With crowdfunding in the game, we’ll see a significant uptick in the amount of “dumb money” floating around, looking for a way to get on the Next Big Thing. This in turn creates huge demand for smart signals. As a result, there will be an explosion of new groups, each vying to be that signal that brings the crowd flocking in. In this early “gold rush” phase, the standouts will be the ones with demonstrable track records; in particular, the Y Combinator/TechStars model will have the early lead.
Why? As we’ve already seen, mobile, social and web apps can scale quickly on short money; good signaling and networking go a long way. With these sorts of businesses, crowdfunding can literally build a company out of nothing.

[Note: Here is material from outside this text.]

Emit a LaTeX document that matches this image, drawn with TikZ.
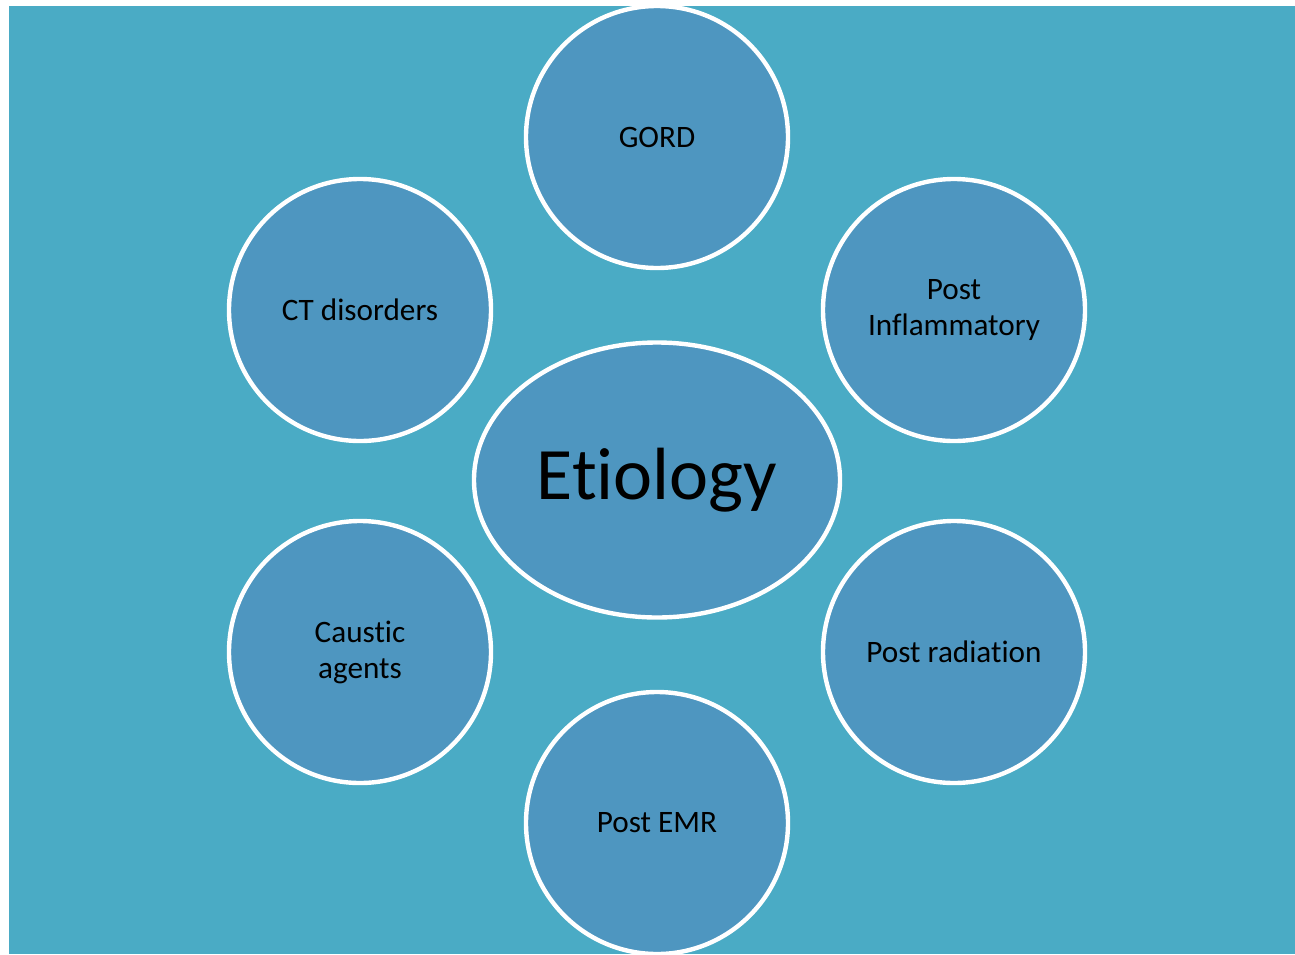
\documentclass[tikz,border=0pt]{standalone}
\usepackage{fontspec}
\setmainfont{Carlito}[Ligatures=CommonOff]
\usetikzlibrary{shapes.geometric}
\definecolor{bgteal}{RGB}{74,171,197}
\definecolor{bubble}{RGB}{78,150,192}
\begin{document}
\begin{tikzpicture}[x=0.5pt,y=-0.5pt, font=\fontsize{15.6}{18}\selectfont,
	cause/.style={circle, draw=white, line width=2.2pt, fill=bubble, minimum size=131pt, inner sep=0pt, align=center},
	hub/.style={ellipse, draw=white, line width=2.2pt, fill=bubble, minimum width=183pt, minimum height=137.5pt, inner sep=0pt, font=\fontsize{37}{42}\selectfont}]
	\useasboundingbox (0,0) rectangle (1295,954);
	\fill[bgteal] (9,6) rectangle (1295,954);
	% centre
	\node[hub] (etiology) at (657,480) {Etiology};
	% causes round the centre
	\node[cause] (gord) at (657,137) {GORD};
	\node[cause] (postinfl) at (954,310) {Post\\Inflammatory};
	\node[cause] (postrad) at (954,652) {Post radiation};
	\node[cause] (postemr) at (657,823) {Post EMR};
	\node[cause] (caustic) at (360,652) {Caustic\\agents};
	\node[cause] (ctdis) at (360,310) {CT disorders};
\end{tikzpicture}
\end{document}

Let’s examine some other ideas:
Vetting: Some groups want to just focus on due diligence. The problem is that at the very early stage, there just isn’t enough material to vet. Even the kinds of startups that crowdfunding is perfect for (using the crowd for that first $1M raise, rather than the traditional angel investors) still need propellant and guidance.
Crowdfunding Forums: We’re already seeing the launch of dedicated crowdfunding exchanges; ultimately, one of these will end up as the NYSE of crowdfunding. Will it be yours? Probably not. There will be a proliferation, format war and ultimate consolidation over time, but different forums may stay fragmented for some time, and individual “signaling groups” will probably try to retain their own platforms for as long as possible.
Will Crowdfunding Threaten Venture Capital? No way. Why? Because of VC’s ability to follow on. While some commentators feel that crowdfunding has a clear advantage, startups will still need to draw on VC in order to raise additional capital past that initial investment. Too, VC benefits from the de-risking effects that large influxes of crowdsourced early-stage investment bring to the table.
And just to bring it back down to earth: remember that the SEC will try its hardest to keep a tight leash on crowdfunding efforts. Opening early-stage investment to the masses runs the risk of allowing a lot of people to lose a lot of money, a fact SEC regulators are keenly aware of.